12 MAY 1877, Page 2

Sir H. Wolff then moved a counter-resolution, declaring that the

House declines "to entertain any resolution which may embarrass the Government in maintaining peace and protecting British interests, without indicating any alternative policy," and supported it in a dull speech, chiefly addressed to the legal meaning of the Treaty of Kainardji. Mr. Chamberlain, while regretting the decision not to divide on the third and fourth resolutions, intimated that the force and fullness of Mr. Gladstone's speech took all the sting out of that decision, and eloquently supported Mr. Gladstone, after which Mr. Cross delivered, in his usual short- sentenced quarter-sessions manner, the Ministerial speech of the evening. He charged Mr. Gladstone with misleading the country by suggesting the indifference of the Cabinet to the horrors of Turkish rule ; he justified, on the score of plain-dealing, the announce- ment to Turkey that no coercion would be applied or countenanced by Great Britain ; and he challenged an appeal to the country on the alternative policy of co-operating with Russia in the war. He was as pertinacious as Lord Beaconsfield about maintaining the independence and integrity of Turkey and adhering to the Treaty of Paris, and he justified every word of Lord Derby's last despatch. He mentioned the Suez Canal, Egypt, the Straits of the Dardanelles, and Con- stantinople as the critical points which " British interests " would not allow of our letting slip into powerful hands, and short of Russian interference at these points, he contended that nothing would disturb our absolute neutrality.
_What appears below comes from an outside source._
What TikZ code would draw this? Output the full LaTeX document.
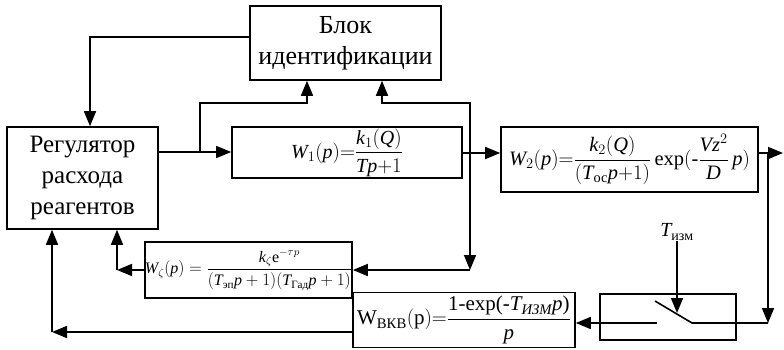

In a word, while taking moderate ground wherever he could, he gave the Sultan a virtual guarantee for Constantinople, and identified himself with Lord Derby's last accusations against Russia. It was the speech of a clear-headed, practical man, who did not see, or did not desire to see, the real drift and policy of his chief. Mr. Cross was lucid, but the policy he tried to shadow forth was incoherent in the extreme.